◆ **Exercise**: Write out the listing below without alteration, omitting its pictures.

___

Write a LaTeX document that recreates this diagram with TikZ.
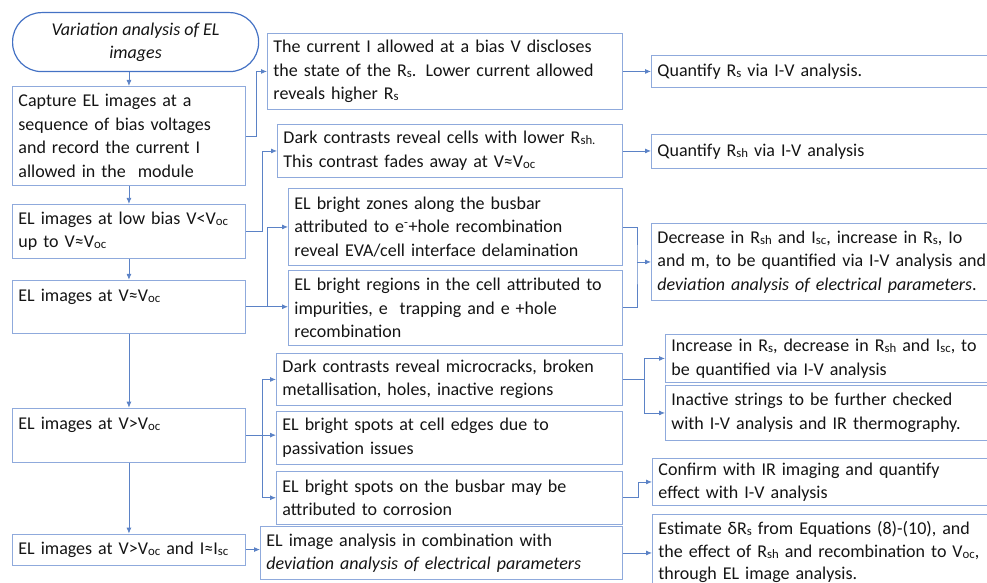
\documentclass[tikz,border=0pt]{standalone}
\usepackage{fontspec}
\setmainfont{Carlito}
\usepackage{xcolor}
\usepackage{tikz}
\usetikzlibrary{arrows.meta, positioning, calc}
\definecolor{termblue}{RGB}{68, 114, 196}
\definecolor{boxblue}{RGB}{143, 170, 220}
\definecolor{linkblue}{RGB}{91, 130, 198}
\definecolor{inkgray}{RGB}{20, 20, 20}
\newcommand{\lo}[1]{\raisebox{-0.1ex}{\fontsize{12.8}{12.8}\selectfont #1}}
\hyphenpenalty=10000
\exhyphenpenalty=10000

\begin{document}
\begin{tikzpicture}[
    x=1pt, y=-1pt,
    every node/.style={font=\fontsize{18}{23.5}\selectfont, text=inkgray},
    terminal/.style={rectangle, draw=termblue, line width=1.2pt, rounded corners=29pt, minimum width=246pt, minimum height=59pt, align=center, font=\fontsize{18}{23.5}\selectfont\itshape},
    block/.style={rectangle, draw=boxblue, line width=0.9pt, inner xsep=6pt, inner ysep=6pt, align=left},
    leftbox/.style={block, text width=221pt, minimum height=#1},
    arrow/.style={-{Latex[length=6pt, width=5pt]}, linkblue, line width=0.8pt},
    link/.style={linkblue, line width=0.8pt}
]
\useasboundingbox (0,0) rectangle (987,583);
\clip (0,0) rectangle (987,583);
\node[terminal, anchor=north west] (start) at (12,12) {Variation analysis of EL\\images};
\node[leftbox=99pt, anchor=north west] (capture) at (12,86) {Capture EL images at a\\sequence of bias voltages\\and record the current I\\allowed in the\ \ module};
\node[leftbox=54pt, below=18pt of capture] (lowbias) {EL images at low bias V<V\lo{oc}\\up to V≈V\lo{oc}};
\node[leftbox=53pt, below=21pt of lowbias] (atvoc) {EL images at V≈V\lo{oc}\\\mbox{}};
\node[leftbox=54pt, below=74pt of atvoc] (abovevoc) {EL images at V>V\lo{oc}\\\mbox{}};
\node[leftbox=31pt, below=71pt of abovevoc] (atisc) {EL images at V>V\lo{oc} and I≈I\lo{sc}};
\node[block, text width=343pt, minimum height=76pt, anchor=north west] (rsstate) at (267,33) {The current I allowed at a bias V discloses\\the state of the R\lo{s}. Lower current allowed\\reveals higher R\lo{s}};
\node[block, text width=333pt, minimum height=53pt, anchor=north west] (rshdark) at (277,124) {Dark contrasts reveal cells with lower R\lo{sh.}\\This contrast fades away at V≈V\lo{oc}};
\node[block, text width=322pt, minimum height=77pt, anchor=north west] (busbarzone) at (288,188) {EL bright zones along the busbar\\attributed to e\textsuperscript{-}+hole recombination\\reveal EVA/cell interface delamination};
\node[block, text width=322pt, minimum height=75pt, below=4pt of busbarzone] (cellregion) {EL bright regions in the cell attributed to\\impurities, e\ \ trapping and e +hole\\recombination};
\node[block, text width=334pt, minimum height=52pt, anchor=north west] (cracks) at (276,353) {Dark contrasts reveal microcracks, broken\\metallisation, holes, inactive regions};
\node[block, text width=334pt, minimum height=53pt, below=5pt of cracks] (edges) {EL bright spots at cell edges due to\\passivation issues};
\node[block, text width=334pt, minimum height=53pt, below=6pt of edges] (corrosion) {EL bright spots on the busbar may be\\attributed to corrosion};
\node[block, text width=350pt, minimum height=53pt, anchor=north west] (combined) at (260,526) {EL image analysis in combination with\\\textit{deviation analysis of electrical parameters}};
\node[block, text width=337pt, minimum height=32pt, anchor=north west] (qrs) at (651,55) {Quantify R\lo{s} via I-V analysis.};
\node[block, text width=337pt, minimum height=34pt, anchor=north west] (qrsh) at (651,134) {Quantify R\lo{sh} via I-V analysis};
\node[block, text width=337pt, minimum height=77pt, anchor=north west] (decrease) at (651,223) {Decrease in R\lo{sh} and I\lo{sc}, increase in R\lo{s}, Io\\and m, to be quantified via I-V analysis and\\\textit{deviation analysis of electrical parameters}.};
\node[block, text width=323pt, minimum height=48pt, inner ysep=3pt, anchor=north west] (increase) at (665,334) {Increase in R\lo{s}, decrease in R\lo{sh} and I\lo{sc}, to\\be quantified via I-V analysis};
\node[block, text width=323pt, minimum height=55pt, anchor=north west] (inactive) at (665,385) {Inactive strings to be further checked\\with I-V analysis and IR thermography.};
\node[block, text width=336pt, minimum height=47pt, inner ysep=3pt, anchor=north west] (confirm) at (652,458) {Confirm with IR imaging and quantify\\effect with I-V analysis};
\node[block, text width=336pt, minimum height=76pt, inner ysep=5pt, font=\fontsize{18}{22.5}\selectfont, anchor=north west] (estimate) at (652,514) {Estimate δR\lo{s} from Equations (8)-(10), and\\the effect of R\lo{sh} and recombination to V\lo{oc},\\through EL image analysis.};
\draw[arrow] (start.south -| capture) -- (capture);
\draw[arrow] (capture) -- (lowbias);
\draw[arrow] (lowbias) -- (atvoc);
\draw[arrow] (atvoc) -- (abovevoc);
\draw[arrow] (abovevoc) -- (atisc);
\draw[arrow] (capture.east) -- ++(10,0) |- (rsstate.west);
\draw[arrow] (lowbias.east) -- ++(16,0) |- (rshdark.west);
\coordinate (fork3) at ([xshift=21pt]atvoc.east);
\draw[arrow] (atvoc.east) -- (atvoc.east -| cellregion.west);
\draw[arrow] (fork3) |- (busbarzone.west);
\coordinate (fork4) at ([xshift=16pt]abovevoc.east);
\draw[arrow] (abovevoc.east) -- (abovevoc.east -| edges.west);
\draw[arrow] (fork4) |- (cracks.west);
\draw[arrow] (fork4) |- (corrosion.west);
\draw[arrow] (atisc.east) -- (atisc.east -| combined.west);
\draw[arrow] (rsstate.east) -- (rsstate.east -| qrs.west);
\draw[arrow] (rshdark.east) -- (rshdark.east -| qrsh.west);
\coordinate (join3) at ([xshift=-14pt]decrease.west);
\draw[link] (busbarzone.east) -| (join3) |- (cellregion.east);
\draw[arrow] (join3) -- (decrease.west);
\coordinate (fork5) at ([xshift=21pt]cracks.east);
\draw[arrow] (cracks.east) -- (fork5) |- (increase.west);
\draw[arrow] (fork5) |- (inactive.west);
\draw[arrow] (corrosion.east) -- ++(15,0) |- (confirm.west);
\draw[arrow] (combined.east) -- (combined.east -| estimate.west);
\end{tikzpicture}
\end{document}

___

◆ **Full answer**:
Write a LaTeX document that recreates this diagram with TikZ.
\documentclass[tikz,border=0pt]{standalone}
\usepackage{fontspec}
\setmainfont{Carlito}
\usepackage{xcolor}
\usepackage{tikz}
\usetikzlibrary{arrows.meta, positioning, calc}
\definecolor{termblue}{RGB}{68, 114, 196}
\definecolor{boxblue}{RGB}{143, 170, 220}
\definecolor{linkblue}{RGB}{91, 130, 198}
\definecolor{inkgray}{RGB}{20, 20, 20}
\newcommand{\lo}[1]{\raisebox{-0.1ex}{\fontsize{12.8}{12.8}\selectfont #1}}
\hyphenpenalty=10000
\exhyphenpenalty=10000

\begin{document}
\begin{tikzpicture}[
    x=1pt, y=-1pt,
    every node/.style={font=\fontsize{18}{23.5}\selectfont, text=inkgray},
    terminal/.style={rectangle, draw=termblue, line width=1.2pt, rounded corners=29pt, minimum width=246pt, minimum height=59pt, align=center, font=\fontsize{18}{23.5}\selectfont\itshape},
    block/.style={rectangle, draw=boxblue, line width=0.9pt, inner xsep=6pt, inner ysep=6pt, align=left},
    leftbox/.style={block, text width=221pt, minimum height=#1},
    arrow/.style={-{Latex[length=6pt, width=5pt]}, linkblue, line width=0.8pt},
    link/.style={linkblue, line width=0.8pt}
]
\useasboundingbox (0,0) rectangle (987,583);
\clip (0,0) rectangle (987,583);
\node[terminal, anchor=north west] (start) at (12,12) {Variation analysis of EL\\images};
\node[leftbox=99pt, anchor=north west] (capture) at (12,86) {Capture EL images at a\\sequence of bias voltages\\and record the current I\\allowed in the\ \ module};
\node[leftbox=54pt, below=18pt of capture] (lowbias) {EL images at low bias V<V\lo{oc}\\up to V≈V\lo{oc}};
\node[leftbox=53pt, below=21pt of lowbias] (atvoc) {EL images at V≈V\lo{oc}\\\mbox{}};
\node[leftbox=54pt, below=74pt of atvoc] (abovevoc) {EL images at V>V\lo{oc}\\\mbox{}};
\node[leftbox=31pt, below=71pt of abovevoc] (atisc) {EL images at V>V\lo{oc} and I≈I\lo{sc}};
\node[block, text width=343pt, minimum height=76pt, anchor=north west] (rsstate) at (267,33) {The current I allowed at a bias V discloses\\the state of the R\lo{s}. Lower current allowed\\reveals higher R\lo{s}};
\node[block, text width=333pt, minimum height=53pt, anchor=north west] (rshdark) at (277,124) {Dark contrasts reveal cells with lower R\lo{sh.}\\This contrast fades away at V≈V\lo{oc}};
\node[block, text width=322pt, minimum height=77pt, anchor=north west] (busbarzone) at (288,188) {EL bright zones along the busbar\\attributed to e\textsuperscript{-}+hole recombination\\reveal EVA/cell interface delamination};
\node[block, text width=322pt, minimum height=75pt, below=4pt of busbarzone] (cellregion) {EL bright regions in the cell attributed to\\impurities, e\ \ trapping and e +hole\\recombination};
\node[block, text width=334pt, minimum height=52pt, anchor=north west] (cracks) at (276,353) {Dark contrasts reveal microcracks, broken\\metallisation, holes, inactive regions};
\node[block, text width=334pt, minimum height=53pt, below=5pt of cracks] (edges) {EL bright spots at cell edges due to\\passivation issues};
\node[block, text width=334pt, minimum height=53pt, below=6pt of edges] (corrosion) {EL bright spots on the busbar may be\\attributed to corrosion};
\node[block, text width=350pt, minimum height=53pt, anchor=north west] (combined) at (260,526) {EL image analysis in combination with\\\textit{deviation analysis of electrical parameters}};
\node[block, text width=337pt, minimum height=32pt, anchor=north west] (qrs) at (651,55) {Quantify R\lo{s} via I-V analysis.};
\node[block, text width=337pt, minimum height=34pt, anchor=north west] (qrsh) at (651,134) {Quantify R\lo{sh} via I-V analysis};
\node[block, text width=337pt, minimum height=77pt, anchor=north west] (decrease) at (651,223) {Decrease in R\lo{sh} and I\lo{sc}, increase in R\lo{s}, Io\\and m, to be quantified via I-V analysis and\\\textit{deviation analysis of electrical parameters}.};
\node[block, text width=323pt, minimum height=48pt, inner ysep=3pt, anchor=north west] (increase) at (665,334) {Increase in R\lo{s}, decrease in R\lo{sh} and I\lo{sc}, to\\be quantified via I-V analysis};
\node[block, text width=323pt, minimum height=55pt, anchor=north west] (inactive) at (665,385) {Inactive strings to be further checked\\with I-V analysis and IR thermography.};
\node[block, text width=336pt, minimum height=47pt, inner ysep=3pt, anchor=north west] (confirm) at (652,458) {Confirm with IR imaging and quantify\\effect with I-V analysis};
\node[block, text width=336pt, minimum height=76pt, inner ysep=5pt, font=\fontsize{18}{22.5}\selectfont, anchor=north west] (estimate) at (652,514) {Estimate δR\lo{s} from Equations (8)-(10), and\\the effect of R\lo{sh} and recombination to V\lo{oc},\\through EL image analysis.};
\draw[arrow] (start.south -| capture) -- (capture);
\draw[arrow] (capture) -- (lowbias);
\draw[arrow] (lowbias) -- (atvoc);
\draw[arrow] (atvoc) -- (abovevoc);
\draw[arrow] (abovevoc) -- (atisc);
\draw[arrow] (capture.east) -- ++(10,0) |- (rsstate.west);
\draw[arrow] (lowbias.east) -- ++(16,0) |- (rshdark.west);
\coordinate (fork3) at ([xshift=21pt]atvoc.east);
\draw[arrow] (atvoc.east) -- (atvoc.east -| cellregion.west);
\draw[arrow] (fork3) |- (busbarzone.west);
\coordinate (fork4) at ([xshift=16pt]abovevoc.east);
\draw[arrow] (abovevoc.east) -- (abovevoc.east -| edges.west);
\draw[arrow] (fork4) |- (cracks.west);
\draw[arrow] (fork4) |- (corrosion.west);
\draw[arrow] (atisc.east) -- (atisc.east -| combined.west);
\draw[arrow] (rsstate.east) -- (rsstate.east -| qrs.west);
\draw[arrow] (rshdark.east) -- (rshdark.east -| qrsh.west);
\coordinate (join3) at ([xshift=-14pt]decrease.west);
\draw[link] (busbarzone.east) -| (join3) |- (cellregion.east);
\draw[arrow] (join3) -- (decrease.west);
\coordinate (fork5) at ([xshift=21pt]cracks.east);
\draw[arrow] (cracks.east) -- (fork5) |- (increase.west);
\draw[arrow] (fork5) |- (inactive.west);
\draw[arrow] (corrosion.east) -- ++(15,0) |- (confirm.west);
\draw[arrow] (combined.east) -- (combined.east -| estimate.west);
\end{tikzpicture}
\end{document}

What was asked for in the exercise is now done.